Under a proposal slated for consideration during tonight's 7:30 p.m. meeting, Newton would change its sign rules to allow an unlimited number of on-premise and off-premise signs to be placed anywhere, including city property and street rights-of-way. Those signs could be placed without a permit required, but each would only be allowed to be posted for seven days.

Newton's planning commission has already unanimously voted against changes to the sign rules — three times.

In spring 2011, former Newton Mayor Robert Mullinax asked the city's planning commission to study Newton's rules for temporary signs placed in public road rights of way.

The commission reviewed Newton City Code in June 2011, and decided to take no action, according to a Jan. 13 memo from assistant planning director Alex Fulbright.

In August, Mullinax again appealed to the appointed body to reconsider its position. In September and October, Newton Planning Commission considered the city's temporary sign rules and voted unanimously Oct. 25, 2011 to not change the policy.

At its ensuing meeting in November, Newton City Council voted unanimously to recommend that Newton Planning Commission change the city's code governing sign changes.

And when Newton Planning Commission met and held a public hearing in December, it again unanimously refused any change to rules for temporary signs in the city.

Minutes from the meeting and a memo to Newton City Manager Todd Clark reveal some of the thinking behind Newton Planning Commission's action.

"The planning commission indicated that their reasons not recommending any changes are that there are prohibitions against signs in public rights of way or state maintained roads," Newton's assistant planning director wrote in his memo. "Not requiring permits would make it difficult to enforce ... allowing temporary signs anywhere would create a clutter issue throughout the city and diminish the aesthetic appeal of the city."

Meanwhile, Newton's former mayor stated his motivation behind proceeding with changes that would allow more city leniency for temporary signs.

"What I am trying to do is two things: Make it possible for our merchants and businesses to advertise on a temporary basis and to make it so our civic clubs are not heathens under the law," he said in November.
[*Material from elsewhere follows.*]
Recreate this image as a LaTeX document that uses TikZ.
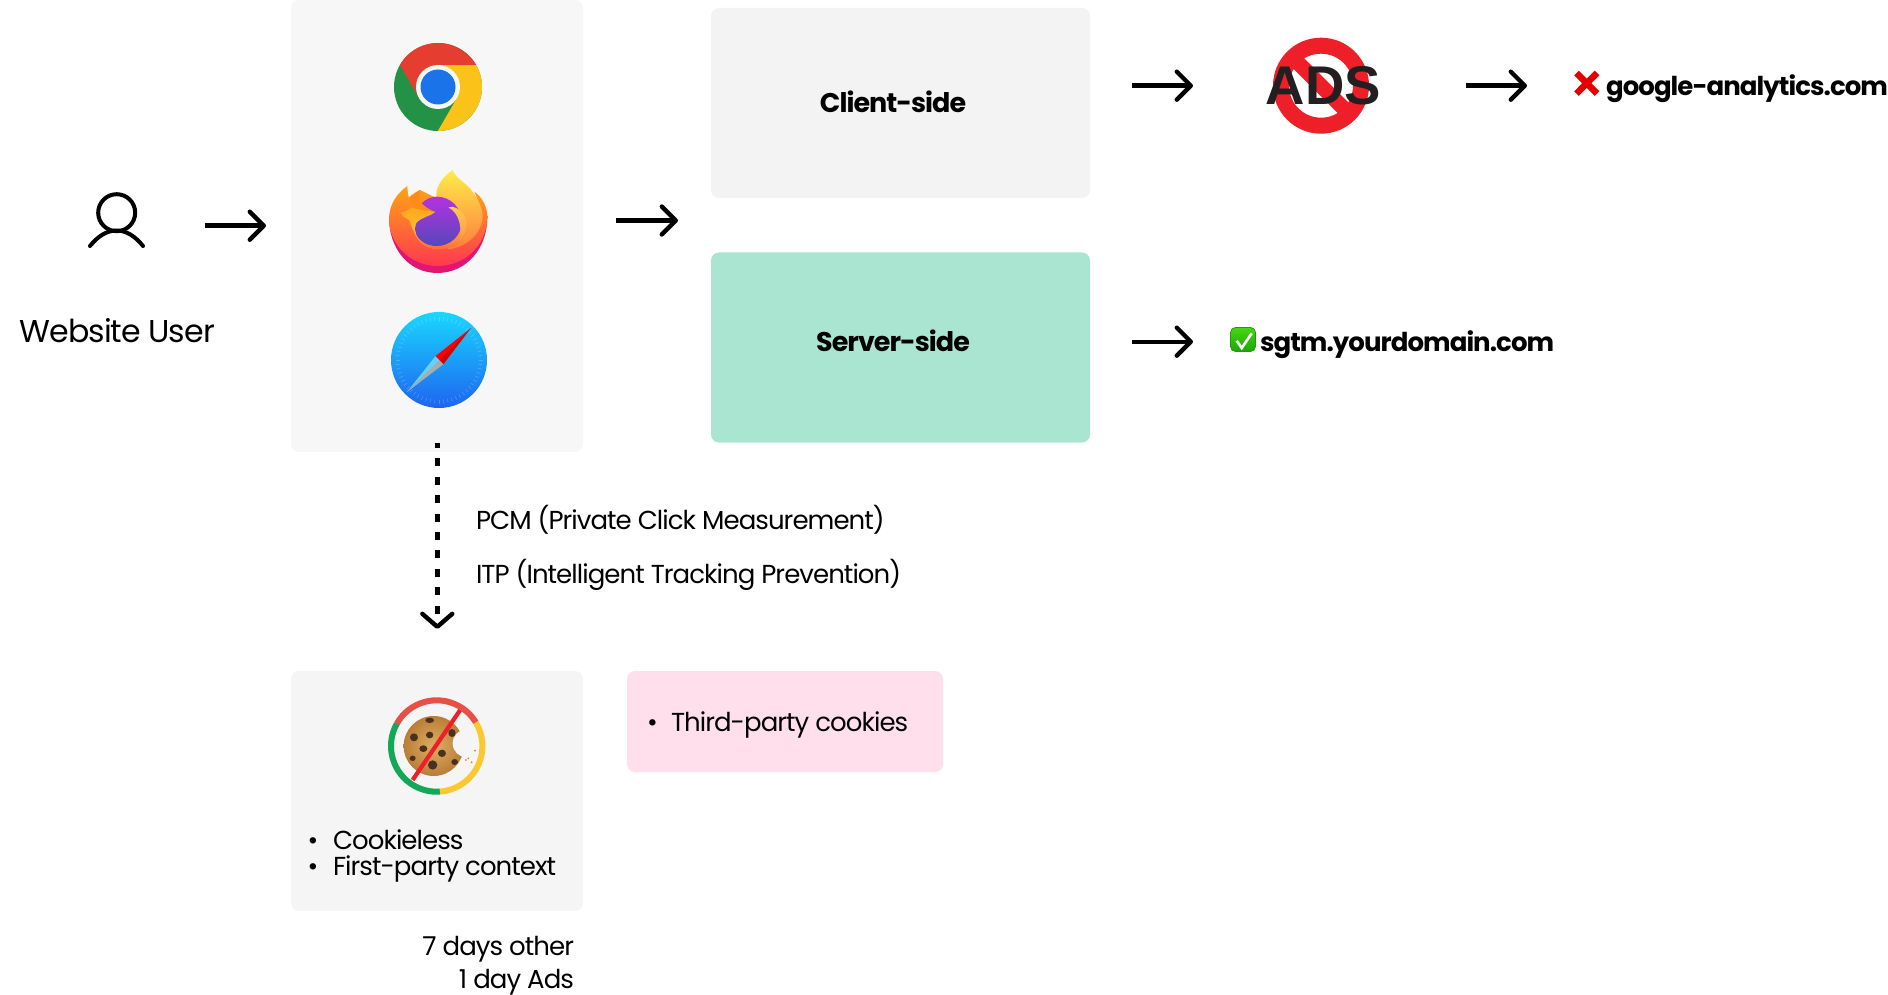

Mullinax is no longer among Newton's elected leaders — Mayor Anne Stedman now gavels each city council meeting into session — but Newton City Council will still meet tonight to consider one of the loose ends the outgoing mayor left behind.

Newton City Council's meeting is held in the council chamber of Newton City Hall, and it is open to the public.

Other business on the agenda:

• Closure of Newton's compost facility.
• Rezoning requests for property located on Indian Trail and Southwest Boulevard.
• Consider a rural fire district budget for submission to Catawba County. The budget includes a proposed tax increase of 2-cents per $100 valuation for personnel costs.